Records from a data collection
— Start —
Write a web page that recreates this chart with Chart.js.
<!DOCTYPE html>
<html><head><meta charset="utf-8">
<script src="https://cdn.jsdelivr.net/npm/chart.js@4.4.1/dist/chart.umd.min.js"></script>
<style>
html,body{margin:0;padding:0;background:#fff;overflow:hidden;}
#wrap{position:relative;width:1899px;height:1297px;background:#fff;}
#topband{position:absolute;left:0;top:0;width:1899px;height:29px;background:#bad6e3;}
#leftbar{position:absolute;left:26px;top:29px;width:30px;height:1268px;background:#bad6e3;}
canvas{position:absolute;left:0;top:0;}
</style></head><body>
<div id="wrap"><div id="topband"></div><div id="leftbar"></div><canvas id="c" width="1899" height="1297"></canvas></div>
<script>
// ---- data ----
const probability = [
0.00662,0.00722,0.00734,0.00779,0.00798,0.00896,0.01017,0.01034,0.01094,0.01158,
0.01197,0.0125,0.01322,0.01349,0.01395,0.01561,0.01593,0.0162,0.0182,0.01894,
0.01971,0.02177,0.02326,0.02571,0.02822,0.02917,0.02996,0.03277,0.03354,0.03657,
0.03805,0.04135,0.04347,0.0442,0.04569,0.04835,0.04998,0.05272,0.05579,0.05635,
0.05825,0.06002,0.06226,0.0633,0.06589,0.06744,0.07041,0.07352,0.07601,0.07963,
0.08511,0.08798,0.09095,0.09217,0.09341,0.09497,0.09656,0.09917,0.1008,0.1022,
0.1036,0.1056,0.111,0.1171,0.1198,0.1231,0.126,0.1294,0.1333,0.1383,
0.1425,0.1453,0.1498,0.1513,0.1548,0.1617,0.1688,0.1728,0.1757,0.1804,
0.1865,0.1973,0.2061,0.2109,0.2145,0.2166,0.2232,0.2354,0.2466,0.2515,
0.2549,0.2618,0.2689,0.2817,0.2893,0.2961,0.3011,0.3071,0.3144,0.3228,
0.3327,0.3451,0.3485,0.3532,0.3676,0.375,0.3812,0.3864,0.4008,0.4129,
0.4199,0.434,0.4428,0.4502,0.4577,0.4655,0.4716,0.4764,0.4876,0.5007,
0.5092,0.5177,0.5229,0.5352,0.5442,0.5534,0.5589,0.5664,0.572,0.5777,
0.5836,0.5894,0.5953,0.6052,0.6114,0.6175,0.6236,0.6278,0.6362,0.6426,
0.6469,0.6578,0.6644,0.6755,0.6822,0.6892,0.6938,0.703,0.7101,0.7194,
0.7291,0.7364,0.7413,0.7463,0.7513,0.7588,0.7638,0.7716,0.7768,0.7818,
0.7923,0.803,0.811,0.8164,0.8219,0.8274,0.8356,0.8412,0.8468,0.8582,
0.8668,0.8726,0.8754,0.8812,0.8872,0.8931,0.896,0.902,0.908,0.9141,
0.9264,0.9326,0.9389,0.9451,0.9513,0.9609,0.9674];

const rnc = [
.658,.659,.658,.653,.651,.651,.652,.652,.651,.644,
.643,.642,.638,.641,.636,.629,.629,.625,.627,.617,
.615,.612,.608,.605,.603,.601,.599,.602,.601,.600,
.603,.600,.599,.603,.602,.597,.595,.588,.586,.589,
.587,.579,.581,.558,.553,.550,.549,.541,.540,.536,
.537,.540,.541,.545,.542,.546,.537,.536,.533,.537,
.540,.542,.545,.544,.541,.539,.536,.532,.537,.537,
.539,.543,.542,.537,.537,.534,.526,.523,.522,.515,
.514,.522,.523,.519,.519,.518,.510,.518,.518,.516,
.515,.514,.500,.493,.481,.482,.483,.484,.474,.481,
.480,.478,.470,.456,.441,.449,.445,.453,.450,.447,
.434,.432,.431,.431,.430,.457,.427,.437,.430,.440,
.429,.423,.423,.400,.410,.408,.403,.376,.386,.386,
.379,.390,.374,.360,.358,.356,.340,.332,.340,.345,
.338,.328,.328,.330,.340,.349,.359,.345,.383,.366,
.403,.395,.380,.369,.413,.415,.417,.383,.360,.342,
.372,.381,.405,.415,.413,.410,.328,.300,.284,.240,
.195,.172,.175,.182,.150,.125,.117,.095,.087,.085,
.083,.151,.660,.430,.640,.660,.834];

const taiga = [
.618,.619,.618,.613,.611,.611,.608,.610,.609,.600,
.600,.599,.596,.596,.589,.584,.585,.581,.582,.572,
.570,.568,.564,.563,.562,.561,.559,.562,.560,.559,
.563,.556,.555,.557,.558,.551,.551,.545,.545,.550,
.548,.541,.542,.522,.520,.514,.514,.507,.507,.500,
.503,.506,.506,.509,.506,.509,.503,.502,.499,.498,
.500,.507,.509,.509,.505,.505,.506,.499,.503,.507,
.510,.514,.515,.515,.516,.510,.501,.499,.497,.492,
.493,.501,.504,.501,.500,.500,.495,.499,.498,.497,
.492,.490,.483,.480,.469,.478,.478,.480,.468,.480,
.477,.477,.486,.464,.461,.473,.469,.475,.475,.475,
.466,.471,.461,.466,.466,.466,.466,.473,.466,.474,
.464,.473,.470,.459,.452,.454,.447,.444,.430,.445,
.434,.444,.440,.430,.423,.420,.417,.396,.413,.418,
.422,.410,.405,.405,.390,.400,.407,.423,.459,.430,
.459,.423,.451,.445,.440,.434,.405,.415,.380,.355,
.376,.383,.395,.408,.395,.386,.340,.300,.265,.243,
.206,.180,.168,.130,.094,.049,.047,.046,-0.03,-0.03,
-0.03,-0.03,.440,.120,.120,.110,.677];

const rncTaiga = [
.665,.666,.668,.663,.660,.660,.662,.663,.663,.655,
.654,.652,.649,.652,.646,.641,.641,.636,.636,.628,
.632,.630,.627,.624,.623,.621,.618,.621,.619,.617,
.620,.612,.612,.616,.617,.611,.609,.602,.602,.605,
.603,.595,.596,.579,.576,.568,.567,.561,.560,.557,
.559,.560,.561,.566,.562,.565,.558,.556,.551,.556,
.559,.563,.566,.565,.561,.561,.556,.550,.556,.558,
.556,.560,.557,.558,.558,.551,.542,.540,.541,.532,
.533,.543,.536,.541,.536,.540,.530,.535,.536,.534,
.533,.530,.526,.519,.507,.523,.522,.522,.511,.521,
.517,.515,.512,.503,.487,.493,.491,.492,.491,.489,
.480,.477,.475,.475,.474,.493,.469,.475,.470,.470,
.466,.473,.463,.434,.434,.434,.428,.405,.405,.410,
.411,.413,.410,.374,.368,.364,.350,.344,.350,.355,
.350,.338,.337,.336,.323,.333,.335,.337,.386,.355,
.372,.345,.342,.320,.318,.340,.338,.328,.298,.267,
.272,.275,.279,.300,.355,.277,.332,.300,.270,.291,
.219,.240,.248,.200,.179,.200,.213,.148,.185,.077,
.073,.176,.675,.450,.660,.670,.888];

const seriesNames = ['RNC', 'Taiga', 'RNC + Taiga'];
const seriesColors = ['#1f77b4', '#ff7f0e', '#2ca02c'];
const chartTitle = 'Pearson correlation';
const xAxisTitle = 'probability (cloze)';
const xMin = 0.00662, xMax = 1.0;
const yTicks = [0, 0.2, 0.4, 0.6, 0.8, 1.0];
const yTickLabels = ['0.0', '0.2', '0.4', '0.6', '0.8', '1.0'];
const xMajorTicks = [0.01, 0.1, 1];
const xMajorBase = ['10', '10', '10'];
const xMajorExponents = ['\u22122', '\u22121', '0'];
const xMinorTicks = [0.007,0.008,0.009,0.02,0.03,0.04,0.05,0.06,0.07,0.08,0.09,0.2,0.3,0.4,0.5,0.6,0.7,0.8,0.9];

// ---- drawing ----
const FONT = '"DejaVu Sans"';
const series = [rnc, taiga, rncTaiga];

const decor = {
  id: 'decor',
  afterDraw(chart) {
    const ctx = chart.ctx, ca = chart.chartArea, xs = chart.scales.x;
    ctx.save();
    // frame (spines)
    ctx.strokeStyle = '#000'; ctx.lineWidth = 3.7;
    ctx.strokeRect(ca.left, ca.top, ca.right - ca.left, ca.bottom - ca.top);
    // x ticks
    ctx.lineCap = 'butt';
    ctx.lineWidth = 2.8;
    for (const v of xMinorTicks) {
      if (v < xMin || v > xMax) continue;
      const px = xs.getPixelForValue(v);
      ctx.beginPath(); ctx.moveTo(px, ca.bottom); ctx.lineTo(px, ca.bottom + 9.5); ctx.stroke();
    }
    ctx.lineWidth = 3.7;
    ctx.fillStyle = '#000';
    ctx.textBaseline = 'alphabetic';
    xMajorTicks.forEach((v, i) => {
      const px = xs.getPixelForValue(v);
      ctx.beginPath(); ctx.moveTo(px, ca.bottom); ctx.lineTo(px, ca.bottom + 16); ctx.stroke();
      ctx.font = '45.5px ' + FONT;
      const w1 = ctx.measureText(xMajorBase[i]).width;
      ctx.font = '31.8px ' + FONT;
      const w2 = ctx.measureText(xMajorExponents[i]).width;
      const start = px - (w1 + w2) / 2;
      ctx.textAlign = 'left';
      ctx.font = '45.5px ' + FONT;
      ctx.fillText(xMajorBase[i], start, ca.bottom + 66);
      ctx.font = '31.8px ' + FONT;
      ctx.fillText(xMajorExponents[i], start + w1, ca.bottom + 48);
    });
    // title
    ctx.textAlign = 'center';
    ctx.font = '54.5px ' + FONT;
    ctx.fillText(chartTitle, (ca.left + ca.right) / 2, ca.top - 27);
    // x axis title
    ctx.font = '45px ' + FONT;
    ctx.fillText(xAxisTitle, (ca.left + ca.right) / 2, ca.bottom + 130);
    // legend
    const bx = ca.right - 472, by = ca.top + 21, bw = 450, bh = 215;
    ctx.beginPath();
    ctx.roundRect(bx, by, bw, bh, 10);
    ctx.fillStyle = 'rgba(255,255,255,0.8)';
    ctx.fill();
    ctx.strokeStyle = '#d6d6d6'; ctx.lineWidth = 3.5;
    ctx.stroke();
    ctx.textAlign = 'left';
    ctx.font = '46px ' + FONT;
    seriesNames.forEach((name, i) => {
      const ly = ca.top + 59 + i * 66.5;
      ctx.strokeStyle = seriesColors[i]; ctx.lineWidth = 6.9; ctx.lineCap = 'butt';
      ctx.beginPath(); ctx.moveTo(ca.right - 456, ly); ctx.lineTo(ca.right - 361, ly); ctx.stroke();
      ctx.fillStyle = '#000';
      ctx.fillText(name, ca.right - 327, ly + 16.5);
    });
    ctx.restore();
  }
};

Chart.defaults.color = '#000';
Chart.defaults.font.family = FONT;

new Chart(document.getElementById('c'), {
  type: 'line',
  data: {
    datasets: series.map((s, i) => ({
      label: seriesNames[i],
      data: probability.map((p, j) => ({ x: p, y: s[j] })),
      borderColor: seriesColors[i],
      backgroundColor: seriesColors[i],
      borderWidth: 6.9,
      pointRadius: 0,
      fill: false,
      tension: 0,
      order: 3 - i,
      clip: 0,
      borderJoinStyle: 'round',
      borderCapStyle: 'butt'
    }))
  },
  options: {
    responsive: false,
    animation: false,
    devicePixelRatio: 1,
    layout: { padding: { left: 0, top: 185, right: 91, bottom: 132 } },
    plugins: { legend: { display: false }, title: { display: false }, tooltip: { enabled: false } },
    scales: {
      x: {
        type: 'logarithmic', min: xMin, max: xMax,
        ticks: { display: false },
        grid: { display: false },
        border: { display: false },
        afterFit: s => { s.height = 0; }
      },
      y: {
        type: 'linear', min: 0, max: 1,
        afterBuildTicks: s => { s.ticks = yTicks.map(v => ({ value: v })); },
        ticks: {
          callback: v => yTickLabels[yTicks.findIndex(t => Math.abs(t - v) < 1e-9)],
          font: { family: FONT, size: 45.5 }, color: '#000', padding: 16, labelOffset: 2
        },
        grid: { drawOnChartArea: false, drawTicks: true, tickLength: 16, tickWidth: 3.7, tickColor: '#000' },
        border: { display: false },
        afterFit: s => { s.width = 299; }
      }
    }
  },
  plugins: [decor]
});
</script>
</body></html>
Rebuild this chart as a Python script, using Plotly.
— End —
Short problem —
Show, from the listing above, each line that contains the word "script".

Expected output —
<script src="https://cdn.jsdelivr.net/npm/chart.js@4.4.1/dist/chart.umd.min.js"></script>
<script>
</script>
Rebuild this chart as a Python script, using Plotly.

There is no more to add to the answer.